How to prepare yourself?
Review the first interview
After passing the pre-selection with flying colours, you have been called in for a second interview. As mentioned above however, the game is not yet over: you still have to prove that you are the ideal candidate.
In addition to re-reading the job description, in order to stand out, you should take some time to evaluate the first interview. What did you talk about? What do you want to explore further? What was the attitude of your interviewers? Think about what you discussed and what information you are missing. This will help you to ask the right questions and to prove your interest in the job.
Be careful not to repeat questions that have already been asked during the first interview, as this could give a bad impression and show a lack of thoroughness. To make sure you do not forget anything and do not repeat yourself, it is always useful to take notes during and after the interview.
Research the company in more detail
During this second stage, your interviewers may want to find out what you know about the company, its activities, its products, etc.
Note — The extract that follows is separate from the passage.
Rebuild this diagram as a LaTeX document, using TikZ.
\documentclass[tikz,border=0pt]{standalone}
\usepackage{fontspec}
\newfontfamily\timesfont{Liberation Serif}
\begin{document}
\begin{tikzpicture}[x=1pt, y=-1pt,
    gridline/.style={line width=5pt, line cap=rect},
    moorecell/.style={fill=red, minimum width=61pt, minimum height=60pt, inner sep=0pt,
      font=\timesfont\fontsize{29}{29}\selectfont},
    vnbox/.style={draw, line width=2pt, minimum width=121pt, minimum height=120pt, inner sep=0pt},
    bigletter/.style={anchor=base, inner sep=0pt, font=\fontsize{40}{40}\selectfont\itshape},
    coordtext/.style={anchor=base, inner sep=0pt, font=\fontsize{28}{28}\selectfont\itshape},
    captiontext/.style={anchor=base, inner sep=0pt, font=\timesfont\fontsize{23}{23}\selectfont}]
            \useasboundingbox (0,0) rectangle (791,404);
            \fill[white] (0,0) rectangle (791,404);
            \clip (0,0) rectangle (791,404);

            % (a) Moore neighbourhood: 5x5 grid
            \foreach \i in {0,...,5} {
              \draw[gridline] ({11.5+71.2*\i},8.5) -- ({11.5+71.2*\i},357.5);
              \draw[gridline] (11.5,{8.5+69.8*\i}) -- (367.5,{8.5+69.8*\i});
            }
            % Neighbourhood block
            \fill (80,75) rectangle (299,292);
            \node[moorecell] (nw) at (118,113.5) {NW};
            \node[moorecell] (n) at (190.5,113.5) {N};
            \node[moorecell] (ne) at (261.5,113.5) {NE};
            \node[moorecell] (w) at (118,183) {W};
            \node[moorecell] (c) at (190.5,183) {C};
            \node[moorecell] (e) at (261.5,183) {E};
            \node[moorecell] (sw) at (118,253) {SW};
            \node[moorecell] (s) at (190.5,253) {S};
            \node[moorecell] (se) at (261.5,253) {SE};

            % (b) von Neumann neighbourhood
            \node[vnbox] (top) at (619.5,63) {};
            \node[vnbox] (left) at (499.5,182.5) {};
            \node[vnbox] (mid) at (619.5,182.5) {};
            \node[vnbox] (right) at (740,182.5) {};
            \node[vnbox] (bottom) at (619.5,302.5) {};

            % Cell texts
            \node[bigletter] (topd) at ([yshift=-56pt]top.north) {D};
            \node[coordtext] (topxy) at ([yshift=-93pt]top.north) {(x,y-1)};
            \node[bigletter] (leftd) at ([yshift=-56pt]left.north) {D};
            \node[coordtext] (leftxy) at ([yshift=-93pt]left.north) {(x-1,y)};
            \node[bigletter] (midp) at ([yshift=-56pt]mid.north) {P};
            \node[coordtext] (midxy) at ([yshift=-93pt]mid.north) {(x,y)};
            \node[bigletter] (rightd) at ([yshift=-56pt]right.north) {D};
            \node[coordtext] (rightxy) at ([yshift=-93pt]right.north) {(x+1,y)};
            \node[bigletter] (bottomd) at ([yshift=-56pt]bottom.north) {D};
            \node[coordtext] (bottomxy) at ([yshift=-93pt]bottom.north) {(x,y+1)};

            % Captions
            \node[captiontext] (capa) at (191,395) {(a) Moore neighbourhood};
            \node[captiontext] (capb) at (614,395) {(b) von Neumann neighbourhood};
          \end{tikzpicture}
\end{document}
Even if you already researched the company before your first interview, make sure to do some further research in order to discover more about its history, corporate culture, values, the products or services it provides, etc.
This can be achieved by exploring the company's website, social networks (LinkedIn, Facebook, Twitter, Instagram...), as well as by paying attention to the latest news about the company (e.g. on Google News).
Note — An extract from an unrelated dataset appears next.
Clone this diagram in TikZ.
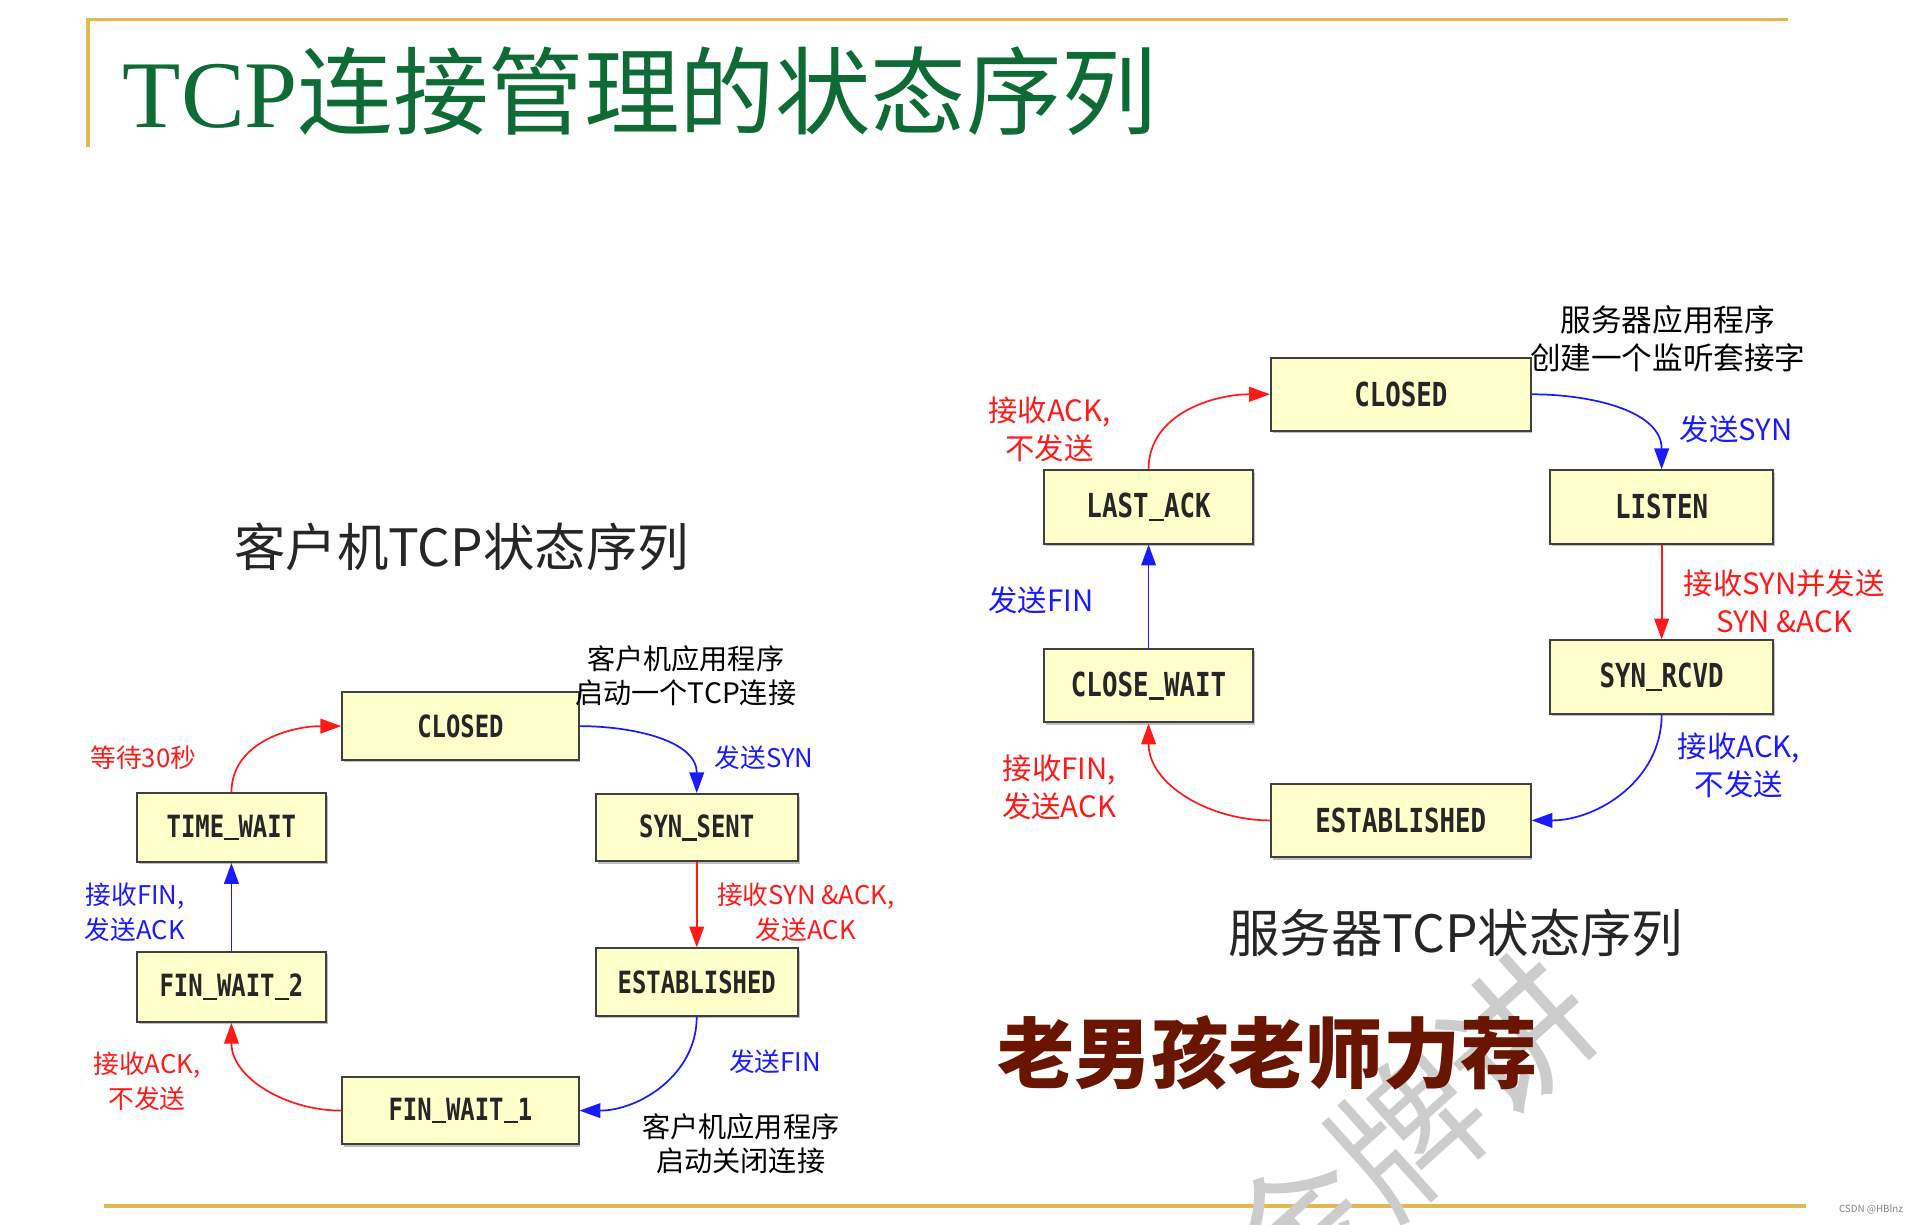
\documentclass[tikz,border=0pt]{standalone}
\usepackage{fontspec}
\setmainfont{Noto Sans CJK SC}
\newfontfamily\titlefont{Liberation Serif}
\newfontfamily\statefont{DejaVu Sans Mono}
\usetikzlibrary{arrows.meta,shadows}
\definecolor{boxfill}{HTML}{FFFFCC}
\definecolor{titlegreen}{HTML}{0E6B36}
\definecolor{goldline}{HTML}{E2B94B}
\definecolor{lblred}{HTML}{FF1A1A}
\definecolor{lblblue}{HTML}{1A1AFF}
\definecolor{tagbrown}{HTML}{6A1500}
\newcommand\st[1]{\scalebox{0.78}[1]{#1}}
\newcommand\us{\rule[-2.5pt]{0.602em}{1.8pt}}
\tikzset{
  state/.style={draw=black!75,line width=1.6pt,fill=boxfill,inner sep=0pt,
    drop shadow={shadow xshift=1.5pt,shadow yshift=-2pt,fill=black!50},
    text=black!85},
  cstate/.style={state,minimum height=55pt,font=\statefont\bfseries\fontsize{25}{25}\selectfont},
  sstate/.style={state,minimum height=60pt,font=\statefont\bfseries\fontsize{27}{27}\selectfont},
  clbl/.style={align=center,inner sep=0pt,font=\fontsize{21}{28}\selectfont},
  slbl/.style={align=center,inner sep=0pt,font=\fontsize{24}{31}\selectfont},
}
\begin{document}
\begin{tikzpicture}[x=1pt,y=1pt,>={Triangle[length=17pt,width=12pt]}]
  \useasboundingbox (0,0) rectangle (1568,-1000);
  % frame and title
  \draw[goldline,line width=3pt] (72,-120) -- (72,-16) -- (1460,-16);
  \draw[goldline,line width=3pt] (85,-985) -- (1475,-985);
  \node[anchor=base west,inner sep=0pt,text=titlegreen,font=\fontsize{78}{80}\selectfont] (title) at (100,-104) {{\titlefont TCP}连接管理的状态序列};
  % watermark
  \node[rotate=42,text=black!20,font=\fontsize{120}{120}\selectfont] (wm) at (1150,-925) {金牌讲};
  % client side
  \node[text=black!85,font=\fontsize{42}{42}\selectfont] (ctitle) at (377,-447) {客户机TCP状态序列};
  \node[cstate,minimum width=193pt] (cCL) at (376,-593) {\st{CLOSED}};
  \node[cstate,minimum width=165pt] (cSS) at (569,-676) {\st{SYN\us SENT}};
  \node[cstate,minimum width=165pt] (cES) at (569,-802) {\st{ESTABLISHED}};
  \node[cstate,minimum width=193pt] (cF1) at (376,-907) {\st{FIN\us WAIT\us 1}};
  \node[cstate,minimum width=154pt,minimum height=57pt] (cF2) at (189,-806) {\st{FIN\us WAIT\us 2}};
  \node[cstate,minimum width=154pt,minimum height=56pt] (cTW) at (189,-676) {\st{TIME\us WAIT}};
  \draw[->,lblblue,line width=1.4pt] (cCL.east) to[out=0,in=90] (cSS.north);
  \draw[->,lblred,line width=1.4pt] (cSS.south) -- (cES.north);
  \draw[->,lblblue,line width=1.4pt] (cES.south) to[out=-90,in=0] (cF1.east);
  \draw[->,lblred,line width=1.4pt] (cF1.west) to[out=180,in=-90] (cF2.south);
  \draw[->,lblblue,line width=1.4pt] (cF2.north) -- (cTW.south);
  \draw[->,lblred,line width=1.4pt] (cTW.north) to[out=90,in=180] (cCL.west);
  \node[clbl,font=\fontsize{23}{28}\selectfont] (cOpen) at (560,-552) {客户机应用程序\\启动一个TCP连接};
  \node[clbl,text=lblblue] (cSyn) at (624,-619) {发送SYN};
  \node[clbl,text=lblred] (cSynAck) at (658,-745) {接收SYN \&ACK,\\发送ACK};
  \node[clbl,text=lblblue] (cFin) at (633,-867) {发送FIN};
  \node[clbl,font=\fontsize{23}{28}\selectfont] (cClose) at (605,-934) {客户机应用程序\\启动关闭连接};
  \node[clbl,text=lblred] (cAck) at (120,-883) {接收ACK,\\不发送};
  \node[clbl,text=lblblue,align=right,anchor=east] (cFinAck) at (151,-745) {接收FIN,\\发送ACK};
  \node[clbl,text=lblred] (cWait) at (117,-619) {等待30秒};
  % server side
  \node[text=black!85,font=\fontsize{42}{42}\selectfont] (stitle) at (1189,-762) {服务器TCP状态序列};
  \node[sstate,minimum width=212pt] (sCL) at (1144,-322) {\st{CLOSED}};
  \node[sstate,minimum width=182pt] (sLI) at (1357,-414) {\st{LISTEN}};
  \node[sstate,minimum width=182pt] (sSR) at (1357,-553) {\st{SYN\us RCVD}};
  \node[sstate,minimum width=212pt] (sES) at (1144,-670) {\st{ESTABLISHED}};
  \node[sstate,minimum width=171pt] (sCW) at (938,-560) {\st{CLOSE\us WAIT}};
  \node[sstate,minimum width=171pt] (sLA) at (938,-414) {\st{LAST\us ACK}};
  \draw[->,lblblue,line width=1.4pt] (sCL.east) to[out=0,in=90] (sLI.north);
  \draw[->,lblred,line width=1.4pt] (sLI.south) -- (sSR.north);
  \draw[->,lblblue,line width=1.4pt] (sSR.south) to[out=-90,in=0] (sES.east);
  \draw[->,lblred,line width=1.4pt] (sES.west) to[out=180,in=-90] (sCW.south);
  \draw[->,lblblue,line width=1.4pt] (sCW.north) -- (sLA.south);
  \draw[->,lblred,line width=1.4pt] (sLA.north) to[out=90,in=180] (sCL.west);
  \node[slbl,font=\fontsize{25}{31}\selectfont] (sOpen) at (1362,-277) {服务器应用程序\\创建一个监听套接字};
  \node[slbl,text=lblblue] (sSyn) at (1418,-351) {发送SYN};
  \node[slbl,text=lblred] (sSynAck) at (1457,-491) {接收SYN并发送\\SYN \&ACK};
  \node[slbl,text=lblblue] (sAck) at (1420,-625) {接收ACK,\\不发送};
  \node[slbl,text=lblred] (sFinAck) at (865,-643) {接收FIN,\\发送ACK};
  \node[slbl,text=lblblue] (sFin) at (850,-490) {发送FIN};
  \node[slbl,text=lblred] (sLast) at (857,-351) {接收ACK,\\不发送};
  % recommendation
  \node[text=tagbrown,font=\bfseries\fontsize{63}{63}\selectfont] (tag) at (1035,-860) {老男孩老师力荐};
  \node[text=black!50,font=\fontsize{8}{8}\selectfont] (csdn) at (1528,-988) {CSDN @HBlnz};
\end{tikzpicture}
\end{document}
Make a note of the names of your contacts as well as those of your superiors and, if possible, of the people with whom you will be working closely.
Identify the interviewer
While the task of validating a potential candidate's skills and experience during a preliminary interview is sometimes delegated to the person in charge of recruitment, the second interview is often (but not always) undertaken by the future manager.
To prepare for this interview it is therefore crucial to know the identity of the interviewer. Not only does this allow the candidate to better understand the purpose of the meeting and to determine the questions that might be asked, it also enables them to know more precisely what to research and what questions to pose themselves. The topics discussed and points raised will likely differ according to the person with whom you will meet.
For example, if you meet your future manager they will try to understand how you function, how you work in a group, whether your personality fits in with their team, etc.
If you know the name of your interviewer, consider checking their exact job title, researching and consulting their LinkedIn profile and achievements, etc.
A more intense interview
This may not always be the case, but second interviews can often feel more intense. The person you meet may be looking to challenge you. This is an opportunity for you to demonstrate your added value and your ability to handle pressure. If the recruiter noticed some weaknesses in your first interview they will try to test you on these, in order to confirm your compatibility with the job and to be certain of your motivation.
"If you know the name of your interviewer, consider checking their exact job title, researching and consulting their LinkedIn profile and achievements, etc."
Depending on the sector and the position in question, candidates are sometimes asked to present a report, a communication plan, an audit or a risk analysis to a small group of future colleagues. This exercise allows you to validate your skills, knowledge and soft skills, in particular your ability to communicate, your rigour and your organisational skills, while checking that you have understood the company's expectations.
Prepare for more in-depth questions
The questions asked during a second interview are often more specific and detailed. They allow the interviewer to verify that the candidate corresponds to the job profile and that they will be capable of carrying out all the tasks demanded of them. Even if the recruiter was able to validate the candidate's skills and personality during the first meeting, the second meeting is an opportunity to address what may have been overlooked.
Here are some of the questions frequently asked during a second interview:
- What do you think we could improve on?
- If you were hired for this position, what would be the first tasks you would perform?
- Why do you want to work for us?
- Give us an example of your problem-solving skills.
- What skills do you think are needed for this job?
- What might be the main challenges you'll face in your job over the next few years?
- Can you tell me about an experience where you had to deal with a challenge and how you succeeded?
- What do you expect from your manager?
- Do you prefer to follow instructions or to act independently?
- Have you ever taken important decisions without consulting your manager?
- What are your salary expectations?
- What would be your ideal working environment?
- What are your career goals and where do you see yourself in 5 years?
These are just a few examples. Be prepared to answer questions about your soft skills, your expertise, your experience, your ability to work with others and your knowledge of the company and the job market. Prepare your answers in advance to avoid improvising as much as possible. Write these answers down and, if necessary, repeat your speech in front of someone.
Ask the right questions
The second interview is an opportunity to find out more details and to confirm your interest in the position. Take advantage of this moment to obtain more precision about your future tasks, to better understand the company, the management style and how the team works.
Find out about the company culture and values, the dress code, the CSR policy and important events. Not only does this demonstrate your interest in the position and your ability to project, it also allows you to visualise your future and ultimately to determine whether you see yourself committing long term to this particular company.
Be sure to show an interest in the company's business activities, highlighting your research and professionalism. You could for example ask for more information about the company's current objectives and how your team's input will contribute to them. Who are your main customers or competitors? What are the main challenges the company faces?
"The second interview is an opportunity to find out more details and to confirm your interest in the position. Take advantage of this moment to obtain more precision about your future tasks, to better understand the company, the management style and how the team works."
Your interviewer will also want to know how well you will integrate into your new team. To show your interpersonal skills, don't hesitate to ask questions concerning your future colleagues: Can you tell me more about the team and the people I will be working with? How is the team structured? What is the working atmosphere like?
Finally, find out more about any benefits in kind, working conditions, hours, holidays, possibilities of working from home, etc.
You now have all the information you need to succeed in your interview. Good luck!